The Garden was the next stop for Kaz, and for me. It would be my second—and for the purposes of this book, last—show and Kaz’s thirty-first.
His big hope for this year was Walker, and Kaz patted the dog gently, his various pom-poms tied back into bands. “He will retire next week,” he said, repeating himself.
Nearby his dutiful assistant groomed a class dog. His only goal on Sunday was to put a point on this young bitch, and, once prepared, he carried the dog off toward the ring like a man carrying a delicate little sculpture—carefully moving her so as to not muss the poufs.
CHAPTER THIRTY-SEVEN
Last Stop, Westminster
* * *
We’re the same every year. We’re having a dog show.

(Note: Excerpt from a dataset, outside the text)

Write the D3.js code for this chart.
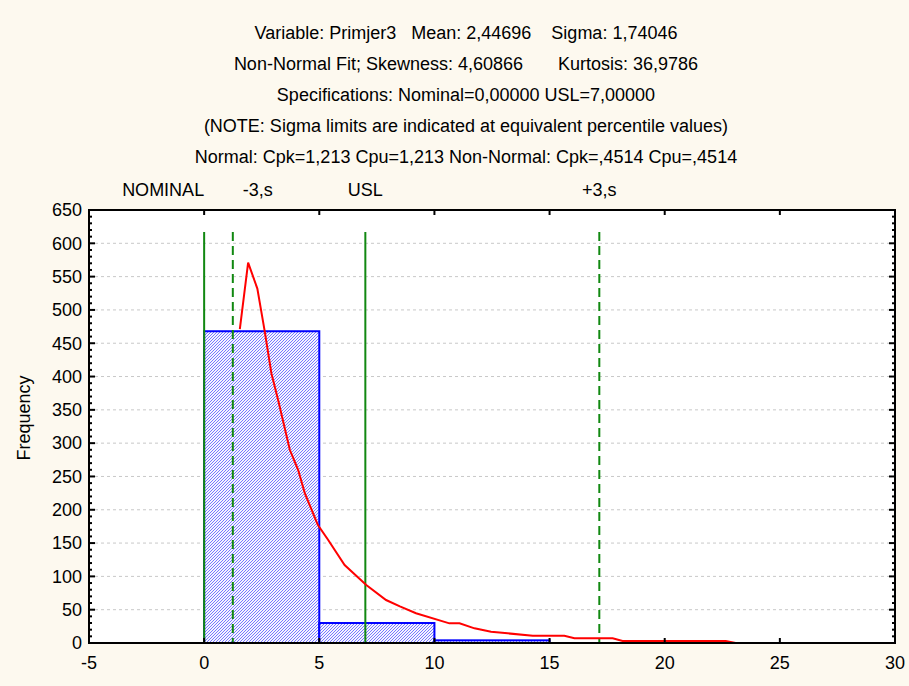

What becomes different is what dogs are going to be the big dogs.
—DAVID FREI
* * *
Westminster has always been a media magnet, but it got a gigantic boost in 2008, when Uno the beagle won Best in Show. Uno is “by far” the most famous winner in the twenty years that David Frei has been affiliated with the show, he told me. All Westminster winners become celebrities, at least for a day or two, un
til the news cycle churns on past, but Uno took the fame to a different level. The Best in Show winner was, for the first time ever (or at least the first time in the mass-media era), not some froufrou canine prom queen but just a regular old dog.
Uno hadn’t been a favorite, but he was a top beagle, and when he got into the Best in Show ring, “He did things in the ring that happen with great show dogs,” Frei said. Most famously, he did what beagles do—“he bayed at the right time.” It’s pretty unusual to hear a top show dog bay or bark or vocalize in any way, so when one does, it’s actually quite charming, especially when that dog seems to be doing it not as an act of defiance but as a performance. The only similar incident Frei could recall was in 2004, when the Newfoundland—a black bear impersonator of a dog named Josh*—“barked at the right time and the crowd went nuts,” Frei said, noting that, “I think the crowd loves it when a dog acts like a dog.”
Uno’s owner Caroline Dowell preferred not to travel; she lived on a 200-acre Texas ranch that doubled as a beagle rescue and was far too busy tending to dogs in need. And a falling-out with Uno’s handler left Frei as the beagle’s personal PR rep and wingman. With Frei on his lead, Uno became the first show winner ever to make an official visit to the White House (at George W. Bush’s invitation), the first to ride on a float in the Macy’s Thanksgiving Day Parade, and the first to throw out a pitch at a major-league baseball game, something he did twice, in St. Louis and Milwaukee.* Uno walked the red carpet at Matthew Perry’s charity event in Santa Monica and hung out with Snoopy.* “Everybody wanted a piece of him,” Frei said.